--- TASK TO COMPLETE ---
Output the lines that follow exactly as they are.

--- INFORMATION PROVIDED ---
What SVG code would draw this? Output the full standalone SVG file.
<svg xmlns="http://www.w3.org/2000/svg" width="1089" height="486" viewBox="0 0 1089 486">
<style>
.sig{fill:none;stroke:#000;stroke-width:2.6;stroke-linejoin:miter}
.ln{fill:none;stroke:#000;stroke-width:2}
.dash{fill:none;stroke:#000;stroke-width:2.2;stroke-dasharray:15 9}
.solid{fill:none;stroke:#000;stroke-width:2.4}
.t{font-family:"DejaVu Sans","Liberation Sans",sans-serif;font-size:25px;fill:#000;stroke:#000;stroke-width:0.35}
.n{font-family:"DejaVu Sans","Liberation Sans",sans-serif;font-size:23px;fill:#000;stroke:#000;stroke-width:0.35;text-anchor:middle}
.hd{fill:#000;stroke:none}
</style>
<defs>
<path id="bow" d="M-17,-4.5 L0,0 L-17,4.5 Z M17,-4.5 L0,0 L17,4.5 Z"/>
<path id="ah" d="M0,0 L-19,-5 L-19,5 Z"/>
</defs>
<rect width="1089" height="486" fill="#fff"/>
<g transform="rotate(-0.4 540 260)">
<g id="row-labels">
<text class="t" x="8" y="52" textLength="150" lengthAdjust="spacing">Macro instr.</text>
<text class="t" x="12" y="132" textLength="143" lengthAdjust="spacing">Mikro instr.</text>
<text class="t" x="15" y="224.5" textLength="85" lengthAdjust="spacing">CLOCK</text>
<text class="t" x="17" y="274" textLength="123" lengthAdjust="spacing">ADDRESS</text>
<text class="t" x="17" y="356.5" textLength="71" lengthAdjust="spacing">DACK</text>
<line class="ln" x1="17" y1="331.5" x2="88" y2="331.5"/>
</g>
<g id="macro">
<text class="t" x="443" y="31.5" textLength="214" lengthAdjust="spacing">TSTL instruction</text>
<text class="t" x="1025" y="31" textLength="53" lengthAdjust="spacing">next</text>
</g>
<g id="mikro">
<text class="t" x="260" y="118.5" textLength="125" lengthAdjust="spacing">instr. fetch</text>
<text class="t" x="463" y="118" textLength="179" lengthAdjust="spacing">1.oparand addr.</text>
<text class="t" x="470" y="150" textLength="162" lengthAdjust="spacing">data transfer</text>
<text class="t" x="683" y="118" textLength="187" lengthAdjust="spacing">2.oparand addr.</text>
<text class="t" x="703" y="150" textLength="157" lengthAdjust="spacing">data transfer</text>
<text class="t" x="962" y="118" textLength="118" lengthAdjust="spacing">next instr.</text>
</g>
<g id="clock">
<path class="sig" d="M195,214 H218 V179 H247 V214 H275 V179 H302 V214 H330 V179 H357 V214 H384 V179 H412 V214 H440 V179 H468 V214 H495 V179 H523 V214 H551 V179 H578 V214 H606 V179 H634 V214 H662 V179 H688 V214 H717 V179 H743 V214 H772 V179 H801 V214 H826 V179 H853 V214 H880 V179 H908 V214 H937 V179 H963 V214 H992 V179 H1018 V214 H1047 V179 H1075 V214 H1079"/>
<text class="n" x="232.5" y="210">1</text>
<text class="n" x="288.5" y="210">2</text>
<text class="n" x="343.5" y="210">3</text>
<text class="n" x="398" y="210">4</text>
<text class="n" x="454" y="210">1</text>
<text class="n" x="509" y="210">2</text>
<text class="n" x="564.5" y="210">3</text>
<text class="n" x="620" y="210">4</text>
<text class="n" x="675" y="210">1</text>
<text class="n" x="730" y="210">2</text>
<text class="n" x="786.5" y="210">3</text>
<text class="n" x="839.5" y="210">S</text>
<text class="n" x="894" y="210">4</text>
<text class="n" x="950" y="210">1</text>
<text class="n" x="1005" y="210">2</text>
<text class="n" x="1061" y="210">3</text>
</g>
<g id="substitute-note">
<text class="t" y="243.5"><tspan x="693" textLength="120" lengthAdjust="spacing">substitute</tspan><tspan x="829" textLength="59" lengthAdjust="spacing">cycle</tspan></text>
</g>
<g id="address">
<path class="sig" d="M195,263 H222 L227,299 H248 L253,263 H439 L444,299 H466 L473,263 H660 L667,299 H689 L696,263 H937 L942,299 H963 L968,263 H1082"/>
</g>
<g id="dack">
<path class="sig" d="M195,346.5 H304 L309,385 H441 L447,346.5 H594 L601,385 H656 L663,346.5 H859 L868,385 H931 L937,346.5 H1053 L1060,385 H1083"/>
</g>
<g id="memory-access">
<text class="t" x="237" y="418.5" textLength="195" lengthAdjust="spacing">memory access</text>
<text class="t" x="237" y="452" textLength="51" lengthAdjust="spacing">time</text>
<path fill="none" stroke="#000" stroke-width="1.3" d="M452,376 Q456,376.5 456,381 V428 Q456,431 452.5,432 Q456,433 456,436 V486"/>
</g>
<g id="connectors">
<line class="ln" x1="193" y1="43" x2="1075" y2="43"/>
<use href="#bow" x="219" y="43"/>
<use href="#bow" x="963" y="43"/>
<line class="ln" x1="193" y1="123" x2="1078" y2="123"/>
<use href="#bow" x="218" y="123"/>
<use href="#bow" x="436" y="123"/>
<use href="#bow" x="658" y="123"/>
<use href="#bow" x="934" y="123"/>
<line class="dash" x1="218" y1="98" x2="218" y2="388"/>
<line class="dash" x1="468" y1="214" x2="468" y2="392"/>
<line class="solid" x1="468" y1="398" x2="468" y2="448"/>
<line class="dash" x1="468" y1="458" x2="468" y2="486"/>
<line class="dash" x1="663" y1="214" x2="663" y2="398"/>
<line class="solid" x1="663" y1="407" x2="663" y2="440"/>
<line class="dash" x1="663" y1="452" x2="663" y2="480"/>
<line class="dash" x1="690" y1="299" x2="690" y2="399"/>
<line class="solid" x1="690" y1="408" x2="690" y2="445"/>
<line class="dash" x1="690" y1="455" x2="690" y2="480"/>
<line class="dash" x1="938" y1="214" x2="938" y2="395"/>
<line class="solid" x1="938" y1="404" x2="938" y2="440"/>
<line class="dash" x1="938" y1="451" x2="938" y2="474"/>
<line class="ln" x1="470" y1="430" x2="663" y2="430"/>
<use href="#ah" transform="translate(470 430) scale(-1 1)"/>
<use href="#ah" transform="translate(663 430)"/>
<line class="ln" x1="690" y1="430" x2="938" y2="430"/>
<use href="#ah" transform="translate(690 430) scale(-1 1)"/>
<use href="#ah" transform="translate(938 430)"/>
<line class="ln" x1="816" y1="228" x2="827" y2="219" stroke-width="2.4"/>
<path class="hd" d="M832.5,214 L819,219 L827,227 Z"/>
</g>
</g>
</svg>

--- SOLUTION TO THIS TASK ---
What SVG code would draw this? Output the full standalone SVG file.
<svg xmlns="http://www.w3.org/2000/svg" width="1089" height="486" viewBox="0 0 1089 486">
<style>
.sig{fill:none;stroke:#000;stroke-width:2.6;stroke-linejoin:miter}
.ln{fill:none;stroke:#000;stroke-width:2}
.dash{fill:none;stroke:#000;stroke-width:2.2;stroke-dasharray:15 9}
.solid{fill:none;stroke:#000;stroke-width:2.4}
.t{font-family:"DejaVu Sans","Liberation Sans",sans-serif;font-size:25px;fill:#000;stroke:#000;stroke-width:0.35}
.n{font-family:"DejaVu Sans","Liberation Sans",sans-serif;font-size:23px;fill:#000;stroke:#000;stroke-width:0.35;text-anchor:middle}
.hd{fill:#000;stroke:none}
</style>
<defs>
<path id="bow" d="M-17,-4.5 L0,0 L-17,4.5 Z M17,-4.5 L0,0 L17,4.5 Z"/>
<path id="ah" d="M0,0 L-19,-5 L-19,5 Z"/>
</defs>
<rect width="1089" height="486" fill="#fff"/>
<g transform="rotate(-0.4 540 260)">
<g id="row-labels">
<text class="t" x="8" y="52" textLength="150" lengthAdjust="spacing">Macro instr.</text>
<text class="t" x="12" y="132" textLength="143" lengthAdjust="spacing">Mikro instr.</text>
<text class="t" x="15" y="224.5" textLength="85" lengthAdjust="spacing">CLOCK</text>
<text class="t" x="17" y="274" textLength="123" lengthAdjust="spacing">ADDRESS</text>
<text class="t" x="17" y="356.5" textLength="71" lengthAdjust="spacing">DACK</text>
<line class="ln" x1="17" y1="331.5" x2="88" y2="331.5"/>
</g>
<g id="macro">
<text class="t" x="443" y="31.5" textLength="214" lengthAdjust="spacing">TSTL instruction</text>
<text class="t" x="1025" y="31" textLength="53" lengthAdjust="spacing">next</text>
</g>
<g id="mikro">
<text class="t" x="260" y="118.5" textLength="125" lengthAdjust="spacing">instr. fetch</text>
<text class="t" x="463" y="118" textLength="179" lengthAdjust="spacing">1.oparand addr.</text>
<text class="t" x="470" y="150" textLength="162" lengthAdjust="spacing">data transfer</text>
<text class="t" x="683" y="118" textLength="187" lengthAdjust="spacing">2.oparand addr.</text>
<text class="t" x="703" y="150" textLength="157" lengthAdjust="spacing">data transfer</text>
<text class="t" x="962" y="118" textLength="118" lengthAdjust="spacing">next instr.</text>
</g>
<g id="clock">
<path class="sig" d="M195,214 H218 V179 H247 V214 H275 V179 H302 V214 H330 V179 H357 V214 H384 V179 H412 V214 H440 V179 H468 V214 H495 V179 H523 V214 H551 V179 H578 V214 H606 V179 H634 V214 H662 V179 H688 V214 H717 V179 H743 V214 H772 V179 H801 V214 H826 V179 H853 V214 H880 V179 H908 V214 H937 V179 H963 V214 H992 V179 H1018 V214 H1047 V179 H1075 V214 H1079"/>
<text class="n" x="232.5" y="210">1</text>
<text class="n" x="288.5" y="210">2</text>
<text class="n" x="343.5" y="210">3</text>
<text class="n" x="398" y="210">4</text>
<text class="n" x="454" y="210">1</text>
<text class="n" x="509" y="210">2</text>
<text class="n" x="564.5" y="210">3</text>
<text class="n" x="620" y="210">4</text>
<text class="n" x="675" y="210">1</text>
<text class="n" x="730" y="210">2</text>
<text class="n" x="786.5" y="210">3</text>
<text class="n" x="839.5" y="210">S</text>
<text class="n" x="894" y="210">4</text>
<text class="n" x="950" y="210">1</text>
<text class="n" x="1005" y="210">2</text>
<text class="n" x="1061" y="210">3</text>
</g>
<g id="substitute-note">
<text class="t" y="243.5"><tspan x="693" textLength="120" lengthAdjust="spacing">substitute</tspan><tspan x="829" textLength="59" lengthAdjust="spacing">cycle</tspan></text>
</g>
<g id="address">
<path class="sig" d="M195,263 H222 L227,299 H248 L253,263 H439 L444,299 H466 L473,263 H660 L667,299 H689 L696,263 H937 L942,299 H963 L968,263 H1082"/>
</g>
<g id="dack">
<path class="sig" d="M195,346.5 H304 L309,385 H441 L447,346.5 H594 L601,385 H656 L663,346.5 H859 L868,385 H931 L937,346.5 H1053 L1060,385 H1083"/>
</g>
<g id="memory-access">
<text class="t" x="237" y="418.5" textLength="195" lengthAdjust="spacing">memory access</text>
<text class="t" x="237" y="452" textLength="51" lengthAdjust="spacing">time</text>
<path fill="none" stroke="#000" stroke-width="1.3" d="M452,376 Q456,376.5 456,381 V428 Q456,431 452.5,432 Q456,433 456,436 V486"/>
</g>
<g id="connectors">
<line class="ln" x1="193" y1="43" x2="1075" y2="43"/>
<use href="#bow" x="219" y="43"/>
<use href="#bow" x="963" y="43"/>
<line class="ln" x1="193" y1="123" x2="1078" y2="123"/>
<use href="#bow" x="218" y="123"/>
<use href="#bow" x="436" y="123"/>
<use href="#bow" x="658" y="123"/>
<use href="#bow" x="934" y="123"/>
<line class="dash" x1="218" y1="98" x2="218" y2="388"/>
<line class="dash" x1="468" y1="214" x2="468" y2="392"/>
<line class="solid" x1="468" y1="398" x2="468" y2="448"/>
<line class="dash" x1="468" y1="458" x2="468" y2="486"/>
<line class="dash" x1="663" y1="214" x2="663" y2="398"/>
<line class="solid" x1="663" y1="407" x2="663" y2="440"/>
<line class="dash" x1="663" y1="452" x2="663" y2="480"/>
<line class="dash" x1="690" y1="299" x2="690" y2="399"/>
<line class="solid" x1="690" y1="408" x2="690" y2="445"/>
<line class="dash" x1="690" y1="455" x2="690" y2="480"/>
<line class="dash" x1="938" y1="214" x2="938" y2="395"/>
<line class="solid" x1="938" y1="404" x2="938" y2="440"/>
<line class="dash" x1="938" y1="451" x2="938" y2="474"/>
<line class="ln" x1="470" y1="430" x2="663" y2="430"/>
<use href="#ah" transform="translate(470 430) scale(-1 1)"/>
<use href="#ah" transform="translate(663 430)"/>
<line class="ln" x1="690" y1="430" x2="938" y2="430"/>
<use href="#ah" transform="translate(690 430) scale(-1 1)"/>
<use href="#ah" transform="translate(938 430)"/>
<line class="ln" x1="816" y1="228" x2="827" y2="219" stroke-width="2.4"/>
<path class="hd" d="M832.5,214 L819,219 L827,227 Z"/>
</g>
</g>
</svg>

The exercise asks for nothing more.